#### Exercise inputs:
──────

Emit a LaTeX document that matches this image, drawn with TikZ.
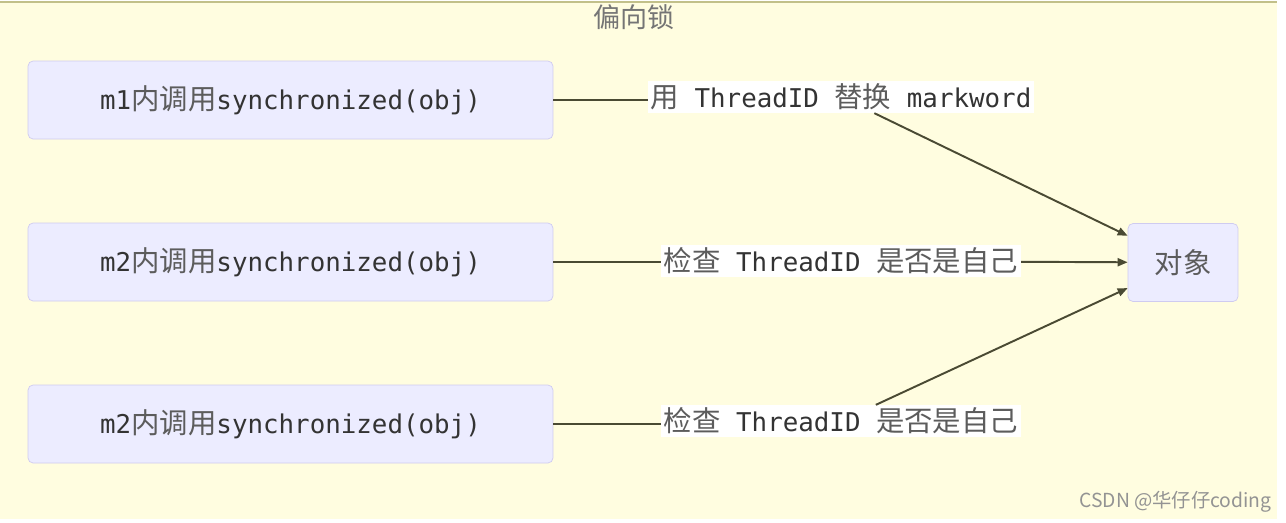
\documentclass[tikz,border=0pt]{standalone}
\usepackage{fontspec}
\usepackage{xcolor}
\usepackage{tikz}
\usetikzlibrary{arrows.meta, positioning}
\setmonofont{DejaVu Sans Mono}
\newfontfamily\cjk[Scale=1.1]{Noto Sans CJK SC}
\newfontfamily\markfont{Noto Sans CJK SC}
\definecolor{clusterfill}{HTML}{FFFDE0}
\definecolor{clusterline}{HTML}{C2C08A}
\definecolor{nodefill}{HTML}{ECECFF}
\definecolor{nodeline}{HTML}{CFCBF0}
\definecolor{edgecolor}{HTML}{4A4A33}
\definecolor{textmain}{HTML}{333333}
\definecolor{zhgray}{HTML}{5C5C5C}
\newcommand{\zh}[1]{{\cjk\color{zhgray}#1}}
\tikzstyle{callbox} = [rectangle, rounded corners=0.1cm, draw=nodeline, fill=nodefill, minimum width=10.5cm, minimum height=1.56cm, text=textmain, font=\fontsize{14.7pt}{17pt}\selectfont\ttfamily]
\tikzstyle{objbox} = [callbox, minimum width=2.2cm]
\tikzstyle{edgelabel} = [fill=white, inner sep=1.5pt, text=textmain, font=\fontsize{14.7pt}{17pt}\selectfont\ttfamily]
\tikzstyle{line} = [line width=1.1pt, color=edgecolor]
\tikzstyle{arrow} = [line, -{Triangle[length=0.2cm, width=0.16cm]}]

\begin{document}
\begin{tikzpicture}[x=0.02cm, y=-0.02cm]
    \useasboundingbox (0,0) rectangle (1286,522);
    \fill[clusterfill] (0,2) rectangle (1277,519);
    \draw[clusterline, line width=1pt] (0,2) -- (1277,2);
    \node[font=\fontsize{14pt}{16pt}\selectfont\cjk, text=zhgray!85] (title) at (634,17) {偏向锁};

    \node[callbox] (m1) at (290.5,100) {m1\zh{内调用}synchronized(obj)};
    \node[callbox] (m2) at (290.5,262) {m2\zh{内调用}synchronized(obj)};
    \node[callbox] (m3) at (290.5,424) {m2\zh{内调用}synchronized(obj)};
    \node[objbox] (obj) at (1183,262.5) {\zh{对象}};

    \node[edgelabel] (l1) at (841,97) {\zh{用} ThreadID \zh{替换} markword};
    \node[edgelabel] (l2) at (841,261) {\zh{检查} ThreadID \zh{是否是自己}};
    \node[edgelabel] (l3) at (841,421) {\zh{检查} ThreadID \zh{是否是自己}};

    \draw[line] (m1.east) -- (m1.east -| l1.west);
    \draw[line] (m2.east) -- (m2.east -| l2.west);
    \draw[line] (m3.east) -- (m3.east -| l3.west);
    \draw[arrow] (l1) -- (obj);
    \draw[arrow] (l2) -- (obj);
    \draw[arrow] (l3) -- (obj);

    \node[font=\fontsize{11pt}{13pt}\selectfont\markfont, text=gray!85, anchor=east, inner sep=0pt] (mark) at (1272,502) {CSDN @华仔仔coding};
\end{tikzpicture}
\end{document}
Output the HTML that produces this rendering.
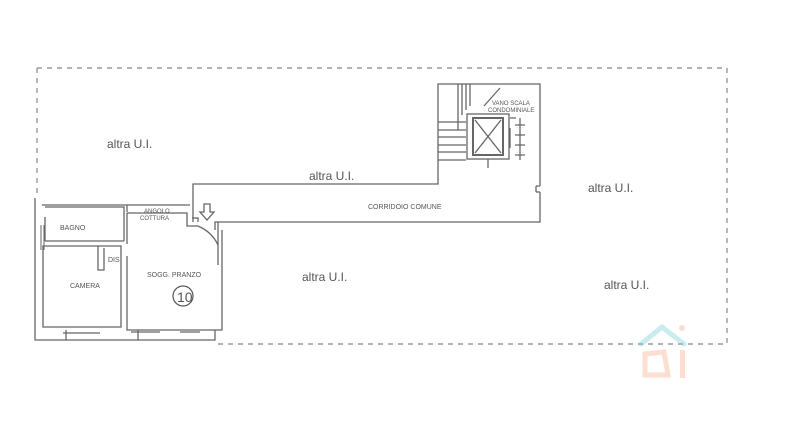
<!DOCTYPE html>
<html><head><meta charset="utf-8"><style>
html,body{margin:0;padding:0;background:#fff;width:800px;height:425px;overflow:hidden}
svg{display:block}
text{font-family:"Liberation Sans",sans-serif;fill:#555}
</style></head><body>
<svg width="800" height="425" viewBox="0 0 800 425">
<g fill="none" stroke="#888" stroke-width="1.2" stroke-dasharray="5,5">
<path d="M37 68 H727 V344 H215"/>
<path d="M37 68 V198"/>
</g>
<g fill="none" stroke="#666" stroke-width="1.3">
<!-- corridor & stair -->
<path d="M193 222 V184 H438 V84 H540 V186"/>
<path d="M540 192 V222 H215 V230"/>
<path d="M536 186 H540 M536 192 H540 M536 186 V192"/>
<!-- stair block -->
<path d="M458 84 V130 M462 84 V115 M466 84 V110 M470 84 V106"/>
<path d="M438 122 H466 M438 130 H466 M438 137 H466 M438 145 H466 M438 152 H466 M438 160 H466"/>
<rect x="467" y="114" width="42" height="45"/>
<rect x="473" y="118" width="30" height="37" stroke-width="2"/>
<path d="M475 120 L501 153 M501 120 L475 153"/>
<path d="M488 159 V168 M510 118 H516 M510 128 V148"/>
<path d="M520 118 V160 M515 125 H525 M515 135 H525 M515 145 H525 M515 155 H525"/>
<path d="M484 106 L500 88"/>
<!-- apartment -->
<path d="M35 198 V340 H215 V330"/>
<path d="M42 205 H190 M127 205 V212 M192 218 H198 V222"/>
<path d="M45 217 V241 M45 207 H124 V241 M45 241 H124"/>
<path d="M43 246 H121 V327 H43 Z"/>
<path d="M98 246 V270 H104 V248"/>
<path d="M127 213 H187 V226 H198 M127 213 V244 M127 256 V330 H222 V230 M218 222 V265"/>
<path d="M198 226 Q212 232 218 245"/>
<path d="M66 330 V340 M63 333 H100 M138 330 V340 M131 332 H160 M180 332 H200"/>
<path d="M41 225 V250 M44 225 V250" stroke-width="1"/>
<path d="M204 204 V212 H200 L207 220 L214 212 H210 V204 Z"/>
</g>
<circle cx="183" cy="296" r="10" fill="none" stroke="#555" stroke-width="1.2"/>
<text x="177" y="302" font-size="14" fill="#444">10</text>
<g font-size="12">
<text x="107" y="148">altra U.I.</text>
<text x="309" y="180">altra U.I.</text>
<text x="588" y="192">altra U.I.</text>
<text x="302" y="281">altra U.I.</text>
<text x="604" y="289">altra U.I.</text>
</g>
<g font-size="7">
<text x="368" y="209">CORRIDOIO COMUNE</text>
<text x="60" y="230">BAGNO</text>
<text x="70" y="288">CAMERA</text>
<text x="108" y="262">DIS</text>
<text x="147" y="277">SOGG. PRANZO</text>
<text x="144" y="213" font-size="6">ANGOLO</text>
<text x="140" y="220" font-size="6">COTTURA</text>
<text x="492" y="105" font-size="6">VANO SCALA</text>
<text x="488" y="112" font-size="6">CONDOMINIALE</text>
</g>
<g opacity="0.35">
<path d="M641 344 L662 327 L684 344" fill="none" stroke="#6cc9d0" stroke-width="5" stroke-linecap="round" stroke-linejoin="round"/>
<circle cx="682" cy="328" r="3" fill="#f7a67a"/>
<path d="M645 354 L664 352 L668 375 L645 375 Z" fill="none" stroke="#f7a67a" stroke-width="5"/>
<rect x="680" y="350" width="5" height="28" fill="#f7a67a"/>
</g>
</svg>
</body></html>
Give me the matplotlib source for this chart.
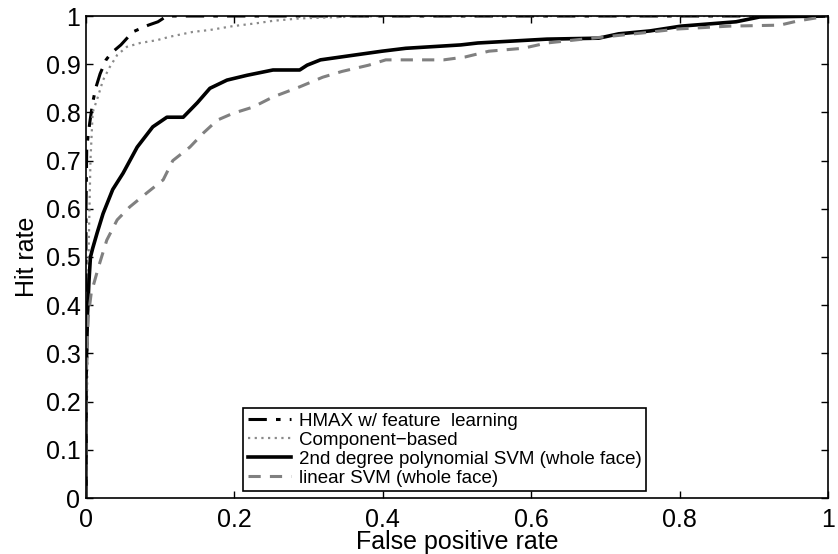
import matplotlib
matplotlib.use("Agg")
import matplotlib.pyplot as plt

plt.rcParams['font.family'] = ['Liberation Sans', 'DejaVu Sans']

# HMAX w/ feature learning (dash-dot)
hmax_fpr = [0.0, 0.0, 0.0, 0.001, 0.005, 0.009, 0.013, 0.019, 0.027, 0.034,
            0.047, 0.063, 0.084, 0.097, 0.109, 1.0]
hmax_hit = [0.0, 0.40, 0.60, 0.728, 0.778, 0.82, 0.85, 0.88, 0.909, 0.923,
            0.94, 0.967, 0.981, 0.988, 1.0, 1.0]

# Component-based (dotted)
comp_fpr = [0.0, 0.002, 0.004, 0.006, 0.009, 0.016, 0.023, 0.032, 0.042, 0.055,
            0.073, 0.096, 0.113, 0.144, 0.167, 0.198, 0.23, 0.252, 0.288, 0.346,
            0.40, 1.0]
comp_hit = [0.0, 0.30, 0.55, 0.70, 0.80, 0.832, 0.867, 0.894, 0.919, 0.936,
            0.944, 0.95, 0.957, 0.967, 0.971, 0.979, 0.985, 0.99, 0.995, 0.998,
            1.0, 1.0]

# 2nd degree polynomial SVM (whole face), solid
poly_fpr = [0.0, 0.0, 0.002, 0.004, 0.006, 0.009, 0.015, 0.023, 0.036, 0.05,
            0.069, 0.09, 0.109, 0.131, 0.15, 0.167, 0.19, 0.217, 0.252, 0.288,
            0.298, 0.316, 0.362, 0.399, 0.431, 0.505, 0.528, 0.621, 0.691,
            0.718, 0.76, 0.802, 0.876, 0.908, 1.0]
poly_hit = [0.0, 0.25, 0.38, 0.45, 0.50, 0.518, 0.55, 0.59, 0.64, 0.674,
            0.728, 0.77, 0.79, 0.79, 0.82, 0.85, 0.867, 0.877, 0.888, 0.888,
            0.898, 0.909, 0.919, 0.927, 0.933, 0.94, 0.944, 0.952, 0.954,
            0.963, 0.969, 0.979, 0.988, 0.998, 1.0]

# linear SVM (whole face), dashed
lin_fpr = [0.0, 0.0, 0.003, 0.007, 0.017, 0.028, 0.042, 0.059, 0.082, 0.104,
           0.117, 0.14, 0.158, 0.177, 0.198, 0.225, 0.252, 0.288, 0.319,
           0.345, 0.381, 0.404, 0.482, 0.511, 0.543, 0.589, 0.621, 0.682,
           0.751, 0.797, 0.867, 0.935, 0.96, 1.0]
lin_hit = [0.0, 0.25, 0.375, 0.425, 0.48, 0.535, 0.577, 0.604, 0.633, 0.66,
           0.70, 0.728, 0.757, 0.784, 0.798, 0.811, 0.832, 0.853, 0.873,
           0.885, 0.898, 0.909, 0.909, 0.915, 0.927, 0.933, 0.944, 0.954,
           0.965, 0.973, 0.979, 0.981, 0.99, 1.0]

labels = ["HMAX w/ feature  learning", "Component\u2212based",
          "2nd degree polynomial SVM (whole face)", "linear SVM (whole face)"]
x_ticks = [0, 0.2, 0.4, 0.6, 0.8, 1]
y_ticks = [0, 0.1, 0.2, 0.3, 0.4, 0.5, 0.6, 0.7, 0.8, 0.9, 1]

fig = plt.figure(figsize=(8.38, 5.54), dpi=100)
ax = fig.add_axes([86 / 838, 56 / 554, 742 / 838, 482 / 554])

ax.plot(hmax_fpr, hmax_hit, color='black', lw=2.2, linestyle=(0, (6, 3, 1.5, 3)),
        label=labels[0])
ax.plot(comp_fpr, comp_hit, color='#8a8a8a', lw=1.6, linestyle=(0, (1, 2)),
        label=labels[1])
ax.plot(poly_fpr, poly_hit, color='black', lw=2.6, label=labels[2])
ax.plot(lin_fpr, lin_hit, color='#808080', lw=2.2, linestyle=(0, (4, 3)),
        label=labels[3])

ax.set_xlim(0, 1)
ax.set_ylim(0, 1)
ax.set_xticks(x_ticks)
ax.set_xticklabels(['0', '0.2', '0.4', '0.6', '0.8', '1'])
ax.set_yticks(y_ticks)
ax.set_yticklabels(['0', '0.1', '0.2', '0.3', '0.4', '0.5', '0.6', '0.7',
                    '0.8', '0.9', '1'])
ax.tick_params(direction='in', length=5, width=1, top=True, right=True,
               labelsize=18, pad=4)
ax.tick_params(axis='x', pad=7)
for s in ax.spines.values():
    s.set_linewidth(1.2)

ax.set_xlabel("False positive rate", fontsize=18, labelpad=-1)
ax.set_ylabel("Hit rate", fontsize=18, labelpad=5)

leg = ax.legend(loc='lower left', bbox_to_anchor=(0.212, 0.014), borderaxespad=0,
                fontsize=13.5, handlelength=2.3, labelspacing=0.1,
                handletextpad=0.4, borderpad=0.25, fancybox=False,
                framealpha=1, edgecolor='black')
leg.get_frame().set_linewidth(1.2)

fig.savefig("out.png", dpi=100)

──────

#### Task goal:
Repeat the records above exactly, from the first line through the line containing "(l3) at (841,421)", and leave out the pictures.

#### Full solution:
Emit a LaTeX document that matches this image, drawn with TikZ.
\documentclass[tikz,border=0pt]{standalone}
\usepackage{fontspec}
\usepackage{xcolor}
\usepackage{tikz}
\usetikzlibrary{arrows.meta, positioning}
\setmonofont{DejaVu Sans Mono}
\newfontfamily\cjk[Scale=1.1]{Noto Sans CJK SC}
\newfontfamily\markfont{Noto Sans CJK SC}
\definecolor{clusterfill}{HTML}{FFFDE0}
\definecolor{clusterline}{HTML}{C2C08A}
\definecolor{nodefill}{HTML}{ECECFF}
\definecolor{nodeline}{HTML}{CFCBF0}
\definecolor{edgecolor}{HTML}{4A4A33}
\definecolor{textmain}{HTML}{333333}
\definecolor{zhgray}{HTML}{5C5C5C}
\newcommand{\zh}[1]{{\cjk\color{zhgray}#1}}
\tikzstyle{callbox} = [rectangle, rounded corners=0.1cm, draw=nodeline, fill=nodefill, minimum width=10.5cm, minimum height=1.56cm, text=textmain, font=\fontsize{14.7pt}{17pt}\selectfont\ttfamily]
\tikzstyle{objbox} = [callbox, minimum width=2.2cm]
\tikzstyle{edgelabel} = [fill=white, inner sep=1.5pt, text=textmain, font=\fontsize{14.7pt}{17pt}\selectfont\ttfamily]
\tikzstyle{line} = [line width=1.1pt, color=edgecolor]
\tikzstyle{arrow} = [line, -{Triangle[length=0.2cm, width=0.16cm]}]

\begin{document}
\begin{tikzpicture}[x=0.02cm, y=-0.02cm]
    \useasboundingbox (0,0) rectangle (1286,522);
    \fill[clusterfill] (0,2) rectangle (1277,519);
    \draw[clusterline, line width=1pt] (0,2) -- (1277,2);
    \node[font=\fontsize{14pt}{16pt}\selectfont\cjk, text=zhgray!85] (title) at (634,17) {偏向锁};

    \node[callbox] (m1) at (290.5,100) {m1\zh{内调用}synchronized(obj)};
    \node[callbox] (m2) at (290.5,262) {m2\zh{内调用}synchronized(obj)};
    \node[callbox] (m3) at (290.5,424) {m2\zh{内调用}synchronized(obj)};
    \node[objbox] (obj) at (1183,262.5) {\zh{对象}};

    \node[edgelabel] (l1) at (841,97) {\zh{用} ThreadID \zh{替换} markword};
    \node[edgelabel] (l2) at (841,261) {\zh{检查} ThreadID \zh{是否是自己}};
    \node[edgelabel] (l3) at (841,421) {\zh{检查} ThreadID \zh{是否是自己}};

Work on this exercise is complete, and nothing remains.